= EXERCISE INSTRUCTIONS =
For this exercise, repeat all of the material verbatim apart from its images.

= DATA SHOWN =
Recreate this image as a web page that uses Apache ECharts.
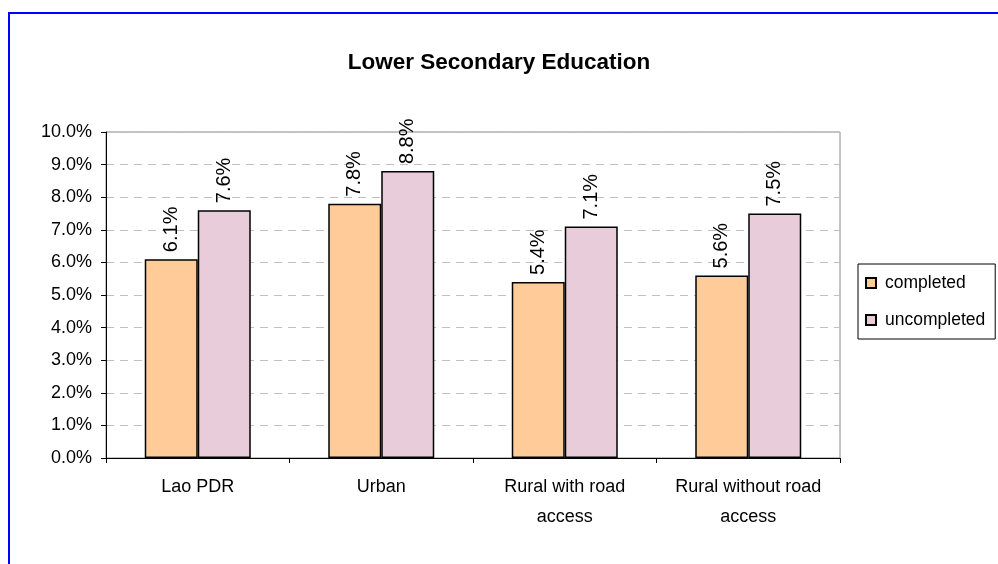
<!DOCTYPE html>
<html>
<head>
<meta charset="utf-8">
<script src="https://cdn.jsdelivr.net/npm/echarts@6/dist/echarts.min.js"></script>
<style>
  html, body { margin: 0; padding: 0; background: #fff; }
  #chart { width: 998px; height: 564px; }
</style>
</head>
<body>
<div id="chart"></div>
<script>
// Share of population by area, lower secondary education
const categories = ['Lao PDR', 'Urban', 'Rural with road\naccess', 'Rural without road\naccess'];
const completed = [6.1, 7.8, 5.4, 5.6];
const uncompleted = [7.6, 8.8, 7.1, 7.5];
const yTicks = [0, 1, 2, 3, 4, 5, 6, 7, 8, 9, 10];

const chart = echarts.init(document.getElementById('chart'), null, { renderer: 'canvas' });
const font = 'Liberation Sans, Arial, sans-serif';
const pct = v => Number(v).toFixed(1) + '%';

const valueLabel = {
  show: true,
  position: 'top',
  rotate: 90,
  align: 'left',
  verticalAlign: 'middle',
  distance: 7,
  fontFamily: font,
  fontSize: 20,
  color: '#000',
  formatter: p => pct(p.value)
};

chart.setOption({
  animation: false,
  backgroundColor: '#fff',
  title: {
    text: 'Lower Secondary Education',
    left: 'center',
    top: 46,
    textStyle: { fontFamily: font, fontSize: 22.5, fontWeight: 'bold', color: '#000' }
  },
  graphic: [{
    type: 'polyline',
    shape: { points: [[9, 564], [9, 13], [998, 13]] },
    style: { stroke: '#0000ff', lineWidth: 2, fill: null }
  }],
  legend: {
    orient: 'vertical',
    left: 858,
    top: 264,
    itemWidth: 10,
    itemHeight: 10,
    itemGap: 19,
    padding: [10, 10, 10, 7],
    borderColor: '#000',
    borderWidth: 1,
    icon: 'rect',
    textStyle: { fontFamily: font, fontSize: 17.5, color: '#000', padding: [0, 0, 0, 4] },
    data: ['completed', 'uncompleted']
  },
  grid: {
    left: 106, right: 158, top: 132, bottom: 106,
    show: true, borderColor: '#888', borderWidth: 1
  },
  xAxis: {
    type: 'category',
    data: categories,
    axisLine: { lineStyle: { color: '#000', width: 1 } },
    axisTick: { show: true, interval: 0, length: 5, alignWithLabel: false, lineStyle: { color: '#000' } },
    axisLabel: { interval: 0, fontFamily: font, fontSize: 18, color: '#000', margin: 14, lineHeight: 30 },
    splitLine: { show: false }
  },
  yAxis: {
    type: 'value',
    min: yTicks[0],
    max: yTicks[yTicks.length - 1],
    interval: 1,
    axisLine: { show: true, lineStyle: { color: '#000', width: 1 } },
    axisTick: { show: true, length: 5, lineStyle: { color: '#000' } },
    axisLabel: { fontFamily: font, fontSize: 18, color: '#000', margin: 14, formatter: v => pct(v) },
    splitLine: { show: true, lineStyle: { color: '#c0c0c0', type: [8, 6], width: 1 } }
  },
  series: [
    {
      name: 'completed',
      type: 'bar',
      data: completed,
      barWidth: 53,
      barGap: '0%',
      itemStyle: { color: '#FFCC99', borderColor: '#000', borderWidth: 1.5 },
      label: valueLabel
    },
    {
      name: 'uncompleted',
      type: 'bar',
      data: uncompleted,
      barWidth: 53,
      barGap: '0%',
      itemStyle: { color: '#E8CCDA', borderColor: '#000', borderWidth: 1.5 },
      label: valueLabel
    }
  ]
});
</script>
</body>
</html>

= PROBLEM SOLUTION =
Recreate this image as a web page that uses Apache ECharts.
<!DOCTYPE html>
<html>
<head>
<meta charset="utf-8">
<script src="https://cdn.jsdelivr.net/npm/echarts@6/dist/echarts.min.js"></script>
<style>
  html, body { margin: 0; padding: 0; background: #fff; }
  #chart { width: 998px; height: 564px; }
</style>
</head>
<body>
<div id="chart"></div>
<script>
// Share of population by area, lower secondary education
const categories = ['Lao PDR', 'Urban', 'Rural with road\naccess', 'Rural without road\naccess'];
const completed = [6.1, 7.8, 5.4, 5.6];
const uncompleted = [7.6, 8.8, 7.1, 7.5];
const yTicks = [0, 1, 2, 3, 4, 5, 6, 7, 8, 9, 10];

const chart = echarts.init(document.getElementById('chart'), null, { renderer: 'canvas' });
const font = 'Liberation Sans, Arial, sans-serif';
const pct = v => Number(v).toFixed(1) + '%';

const valueLabel = {
  show: true,
  position: 'top',
  rotate: 90,
  align: 'left',
  verticalAlign: 'middle',
  distance: 7,
  fontFamily: font,
  fontSize: 20,
  color: '#000',
  formatter: p => pct(p.value)
};

chart.setOption({
  animation: false,
  backgroundColor: '#fff',
  title: {
    text: 'Lower Secondary Education',
    left: 'center',
    top: 46,
    textStyle: { fontFamily: font, fontSize: 22.5, fontWeight: 'bold', color: '#000' }
  },
  graphic: [{
    type: 'polyline',
    shape: { points: [[9, 564], [9, 13], [998, 13]] },
    style: { stroke: '#0000ff', lineWidth: 2, fill: null }
  }],
  legend: {
    orient: 'vertical',
    left: 858,
    top: 264,
    itemWidth: 10,
    itemHeight: 10,
    itemGap: 19,
    padding: [10, 10, 10, 7],
    borderColor: '#000',
    borderWidth: 1,
    icon: 'rect',
    textStyle: { fontFamily: font, fontSize: 17.5, color: '#000', padding: [0, 0, 0, 4] },
    data: ['completed', 'uncompleted']
  },
  grid: {
    left: 106, right: 158, top: 132, bottom: 106,
    show: true, borderColor: '#888', borderWidth: 1
  },
  xAxis: {
    type: 'category',
    data: categories,
    axisLine: { lineStyle: { color: '#000', width: 1 } },
    axisTick: { show: true, interval: 0, length: 5, alignWithLabel: false, lineStyle: { color: '#000' } },
    axisLabel: { interval: 0, fontFamily: font, fontSize: 18, color: '#000', margin: 14, lineHeight: 30 },
    splitLine: { show: false }
  },
  yAxis: {
    type: 'value',
    min: yTicks[0],
    max: yTicks[yTicks.length - 1],
    interval: 1,
    axisLine: { show: true, lineStyle: { color: '#000', width: 1 } },
    axisTick: { show: true, length: 5, lineStyle: { color: '#000' } },
    axisLabel: { fontFamily: font, fontSize: 18, color: '#000', margin: 14, formatter: v => pct(v) },
    splitLine: { show: true, lineStyle: { color: '#c0c0c0', type: [8, 6], width: 1 } }
  },
  series: [
    {
      name: 'completed',
      type: 'bar',
      data: completed,
      barWidth: 53,
      barGap: '0%',
      itemStyle: { color: '#FFCC99', borderColor: '#000', borderWidth: 1.5 },
      label: valueLabel
    },
    {
      name: 'uncompleted',
      type: 'bar',
      data: uncompleted,
      barWidth: 53,
      barGap: '0%',
      itemStyle: { color: '#E8CCDA', borderColor: '#000', borderWidth: 1.5 },
      label: valueLabel
    }
  ]
});
</script>
</body>
</html>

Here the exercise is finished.